▶ [DATA PROVIDED]
........

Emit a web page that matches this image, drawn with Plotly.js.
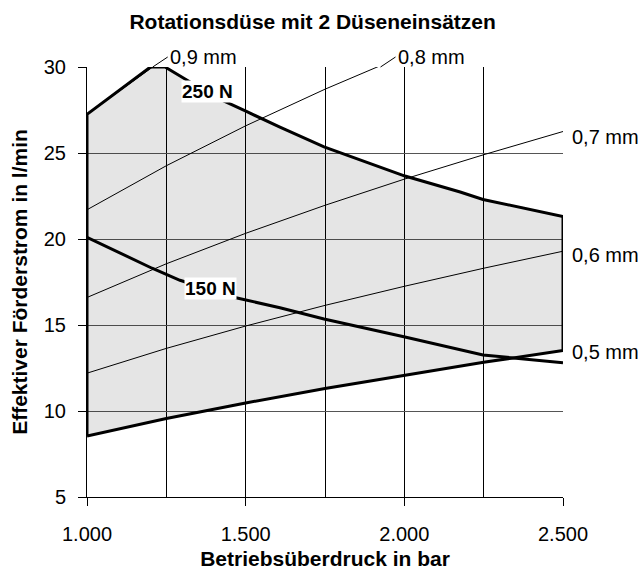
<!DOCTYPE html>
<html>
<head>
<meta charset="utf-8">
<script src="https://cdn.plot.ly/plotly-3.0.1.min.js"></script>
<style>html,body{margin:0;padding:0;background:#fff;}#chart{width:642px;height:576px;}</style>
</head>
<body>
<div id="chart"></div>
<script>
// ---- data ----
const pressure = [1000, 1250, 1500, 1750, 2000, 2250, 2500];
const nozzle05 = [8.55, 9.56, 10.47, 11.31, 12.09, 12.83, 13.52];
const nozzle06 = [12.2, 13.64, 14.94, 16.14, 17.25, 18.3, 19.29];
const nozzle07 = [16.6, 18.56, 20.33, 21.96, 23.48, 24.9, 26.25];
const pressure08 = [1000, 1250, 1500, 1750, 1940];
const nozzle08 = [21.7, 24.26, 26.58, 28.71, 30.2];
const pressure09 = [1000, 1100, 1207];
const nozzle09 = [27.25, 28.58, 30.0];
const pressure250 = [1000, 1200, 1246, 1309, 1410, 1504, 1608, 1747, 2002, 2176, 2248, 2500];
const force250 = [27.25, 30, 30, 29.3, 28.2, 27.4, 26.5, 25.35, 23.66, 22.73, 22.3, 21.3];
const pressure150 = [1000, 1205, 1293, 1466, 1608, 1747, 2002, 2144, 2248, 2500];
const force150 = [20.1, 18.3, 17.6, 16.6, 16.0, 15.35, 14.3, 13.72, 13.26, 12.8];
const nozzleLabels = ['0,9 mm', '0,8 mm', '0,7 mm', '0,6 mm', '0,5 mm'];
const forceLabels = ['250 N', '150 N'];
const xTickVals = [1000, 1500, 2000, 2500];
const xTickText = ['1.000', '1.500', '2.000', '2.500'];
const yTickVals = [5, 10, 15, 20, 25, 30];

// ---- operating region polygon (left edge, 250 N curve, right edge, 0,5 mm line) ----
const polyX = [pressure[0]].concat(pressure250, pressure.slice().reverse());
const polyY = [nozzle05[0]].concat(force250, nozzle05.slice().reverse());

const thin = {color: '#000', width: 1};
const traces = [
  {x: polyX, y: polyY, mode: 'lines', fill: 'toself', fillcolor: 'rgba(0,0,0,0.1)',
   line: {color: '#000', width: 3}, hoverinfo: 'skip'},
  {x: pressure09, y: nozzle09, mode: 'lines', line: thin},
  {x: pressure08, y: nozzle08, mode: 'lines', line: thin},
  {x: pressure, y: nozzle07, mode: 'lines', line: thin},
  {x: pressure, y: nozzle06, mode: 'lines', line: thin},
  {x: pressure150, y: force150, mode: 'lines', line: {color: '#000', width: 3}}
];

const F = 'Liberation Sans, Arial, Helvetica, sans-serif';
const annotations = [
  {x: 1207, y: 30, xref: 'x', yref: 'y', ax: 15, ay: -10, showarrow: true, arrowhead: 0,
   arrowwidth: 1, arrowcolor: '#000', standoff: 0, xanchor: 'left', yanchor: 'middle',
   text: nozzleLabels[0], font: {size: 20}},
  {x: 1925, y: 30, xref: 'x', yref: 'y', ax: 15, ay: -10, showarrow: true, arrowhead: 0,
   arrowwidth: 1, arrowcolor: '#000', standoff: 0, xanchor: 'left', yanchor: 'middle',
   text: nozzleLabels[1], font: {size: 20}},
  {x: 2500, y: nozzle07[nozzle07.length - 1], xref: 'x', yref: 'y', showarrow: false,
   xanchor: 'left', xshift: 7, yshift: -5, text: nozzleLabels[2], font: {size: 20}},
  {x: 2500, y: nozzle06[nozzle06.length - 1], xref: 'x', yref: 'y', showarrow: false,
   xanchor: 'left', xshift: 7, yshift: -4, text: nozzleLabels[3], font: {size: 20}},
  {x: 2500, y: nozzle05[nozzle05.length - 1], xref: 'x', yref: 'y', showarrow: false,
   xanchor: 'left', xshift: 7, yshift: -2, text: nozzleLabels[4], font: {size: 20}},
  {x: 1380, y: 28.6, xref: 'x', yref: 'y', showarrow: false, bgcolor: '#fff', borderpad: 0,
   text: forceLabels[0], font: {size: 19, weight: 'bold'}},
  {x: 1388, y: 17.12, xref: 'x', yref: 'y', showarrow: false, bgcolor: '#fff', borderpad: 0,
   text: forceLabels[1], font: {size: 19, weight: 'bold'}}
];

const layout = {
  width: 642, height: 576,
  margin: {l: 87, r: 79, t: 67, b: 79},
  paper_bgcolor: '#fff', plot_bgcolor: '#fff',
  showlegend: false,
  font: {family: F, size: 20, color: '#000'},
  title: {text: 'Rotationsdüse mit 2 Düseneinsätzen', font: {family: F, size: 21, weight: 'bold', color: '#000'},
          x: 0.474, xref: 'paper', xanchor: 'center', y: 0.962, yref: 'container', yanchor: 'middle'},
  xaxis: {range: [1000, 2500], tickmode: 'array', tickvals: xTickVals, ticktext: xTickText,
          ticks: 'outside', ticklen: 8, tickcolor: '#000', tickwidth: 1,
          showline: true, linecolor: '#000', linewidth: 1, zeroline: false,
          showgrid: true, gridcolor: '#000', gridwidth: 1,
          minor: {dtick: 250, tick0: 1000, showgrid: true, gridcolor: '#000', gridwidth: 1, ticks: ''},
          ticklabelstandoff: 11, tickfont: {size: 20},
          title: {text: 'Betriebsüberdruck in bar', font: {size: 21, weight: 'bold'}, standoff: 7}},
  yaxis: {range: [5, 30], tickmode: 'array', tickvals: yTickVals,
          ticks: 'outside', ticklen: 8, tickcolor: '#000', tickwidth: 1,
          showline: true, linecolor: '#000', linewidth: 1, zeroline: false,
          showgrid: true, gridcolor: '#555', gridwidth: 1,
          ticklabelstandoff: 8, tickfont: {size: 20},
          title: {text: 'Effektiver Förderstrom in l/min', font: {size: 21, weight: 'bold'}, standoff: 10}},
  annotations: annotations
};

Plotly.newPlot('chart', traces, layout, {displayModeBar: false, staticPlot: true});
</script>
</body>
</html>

........

▶ [WHAT TO PRODUCE] Transcribe the full listing above exactly as it stands, minus the pictures.

▶ [EXERCISE RESPONSE]
Emit a web page that matches this image, drawn with Plotly.js.
<!DOCTYPE html>
<html>
<head>
<meta charset="utf-8">
<script src="https://cdn.plot.ly/plotly-3.0.1.min.js"></script>
<style>html,body{margin:0;padding:0;background:#fff;}#chart{width:642px;height:576px;}</style>
</head>
<body>
<div id="chart"></div>
<script>
// ---- data ----
const pressure = [1000, 1250, 1500, 1750, 2000, 2250, 2500];
const nozzle05 = [8.55, 9.56, 10.47, 11.31, 12.09, 12.83, 13.52];
const nozzle06 = [12.2, 13.64, 14.94, 16.14, 17.25, 18.3, 19.29];
const nozzle07 = [16.6, 18.56, 20.33, 21.96, 23.48, 24.9, 26.25];
const pressure08 = [1000, 1250, 1500, 1750, 1940];
const nozzle08 = [21.7, 24.26, 26.58, 28.71, 30.2];
const pressure09 = [1000, 1100, 1207];
const nozzle09 = [27.25, 28.58, 30.0];
const pressure250 = [1000, 1200, 1246, 1309, 1410, 1504, 1608, 1747, 2002, 2176, 2248, 2500];
const force250 = [27.25, 30, 30, 29.3, 28.2, 27.4, 26.5, 25.35, 23.66, 22.73, 22.3, 21.3];
const pressure150 = [1000, 1205, 1293, 1466, 1608, 1747, 2002, 2144, 2248, 2500];
const force150 = [20.1, 18.3, 17.6, 16.6, 16.0, 15.35, 14.3, 13.72, 13.26, 12.8];
const nozzleLabels = ['0,9 mm', '0,8 mm', '0,7 mm', '0,6 mm', '0,5 mm'];
const forceLabels = ['250 N', '150 N'];
const xTickVals = [1000, 1500, 2000, 2500];
const xTickText = ['1.000', '1.500', '2.000', '2.500'];
const yTickVals = [5, 10, 15, 20, 25, 30];

// ---- operating region polygon (left edge, 250 N curve, right edge, 0,5 mm line) ----
const polyX = [pressure[0]].concat(pressure250, pressure.slice().reverse());
const polyY = [nozzle05[0]].concat(force250, nozzle05.slice().reverse());

const thin = {color: '#000', width: 1};
const traces = [
  {x: polyX, y: polyY, mode: 'lines', fill: 'toself', fillcolor: 'rgba(0,0,0,0.1)',
   line: {color: '#000', width: 3}, hoverinfo: 'skip'},
  {x: pressure09, y: nozzle09, mode: 'lines', line: thin},
  {x: pressure08, y: nozzle08, mode: 'lines', line: thin},
  {x: pressure, y: nozzle07, mode: 'lines', line: thin},
  {x: pressure, y: nozzle06, mode: 'lines', line: thin},
  {x: pressure150, y: force150, mode: 'lines', line: {color: '#000', width: 3}}
];

const F = 'Liberation Sans, Arial, Helvetica, sans-serif';
const annotations = [
  {x: 1207, y: 30, xref: 'x', yref: 'y', ax: 15, ay: -10, showarrow: true, arrowhead: 0,
   arrowwidth: 1, arrowcolor: '#000', standoff: 0, xanchor: 'left', yanchor: 'middle',
   text: nozzleLabels[0], font: {size: 20}},
  {x: 1925, y: 30, xref: 'x', yref: 'y', ax: 15, ay: -10, showarrow: true, arrowhead: 0,
   arrowwidth: 1, arrowcolor: '#000', standoff: 0, xanchor: 'left', yanchor: 'middle',
   text: nozzleLabels[1], font: {size: 20}},
  {x: 2500, y: nozzle07[nozzle07.length - 1], xref: 'x', yref: 'y', showarrow: false,
   xanchor: 'left', xshift: 7, yshift: -5, text: nozzleLabels[2], font: {size: 20}},
  {x: 2500, y: nozzle06[nozzle06.length - 1], xref: 'x', yref: 'y', showarrow: false,
   xanchor: 'left', xshift: 7, yshift: -4, text: nozzleLabels[3], font: {size: 20}},
  {x: 2500, y: nozzle05[nozzle05.length - 1], xref: 'x', yref: 'y', showarrow: false,
   xanchor: 'left', xshift: 7, yshift: -2, text: nozzleLabels[4], font: {size: 20}},
  {x: 1380, y: 28.6, xref: 'x', yref: 'y', showarrow: false, bgcolor: '#fff', borderpad: 0,
   text: forceLabels[0], font: {size: 19, weight: 'bold'}},
  {x: 1388, y: 17.12, xref: 'x', yref: 'y', showarrow: false, bgcolor: '#fff', borderpad: 0,
   text: forceLabels[1], font: {size: 19, weight: 'bold'}}
];

const layout = {
  width: 642, height: 576,
  margin: {l: 87, r: 79, t: 67, b: 79},
  paper_bgcolor: '#fff', plot_bgcolor: '#fff',
  showlegend: false,
  font: {family: F, size: 20, color: '#000'},
  title: {text: 'Rotationsdüse mit 2 Düseneinsätzen', font: {family: F, size: 21, weight: 'bold', color: '#000'},
          x: 0.474, xref: 'paper', xanchor: 'center', y: 0.962, yref: 'container', yanchor: 'middle'},
  xaxis: {range: [1000, 2500], tickmode: 'array', tickvals: xTickVals, ticktext: xTickText,
          ticks: 'outside', ticklen: 8, tickcolor: '#000', tickwidth: 1,
          showline: true, linecolor: '#000', linewidth: 1, zeroline: false,
          showgrid: true, gridcolor: '#000', gridwidth: 1,
          minor: {dtick: 250, tick0: 1000, showgrid: true, gridcolor: '#000', gridwidth: 1, ticks: ''},
          ticklabelstandoff: 11, tickfont: {size: 20},
          title: {text: 'Betriebsüberdruck in bar', font: {size: 21, weight: 'bold'}, standoff: 7}},
  yaxis: {range: [5, 30], tickmode: 'array', tickvals: yTickVals,
          ticks: 'outside', ticklen: 8, tickcolor: '#000', tickwidth: 1,
          showline: true, linecolor: '#000', linewidth: 1, zeroline: false,
          showgrid: true, gridcolor: '#555', gridwidth: 1,
          ticklabelstandoff: 8, tickfont: {size: 20},
          title: {text: 'Effektiver Förderstrom in l/min', font: {size: 21, weight: 'bold'}, standoff: 10}},
  annotations: annotations
};

Plotly.newPlot('chart', traces, layout, {displayModeBar: false, staticPlot: true});
</script>
</body>
</html>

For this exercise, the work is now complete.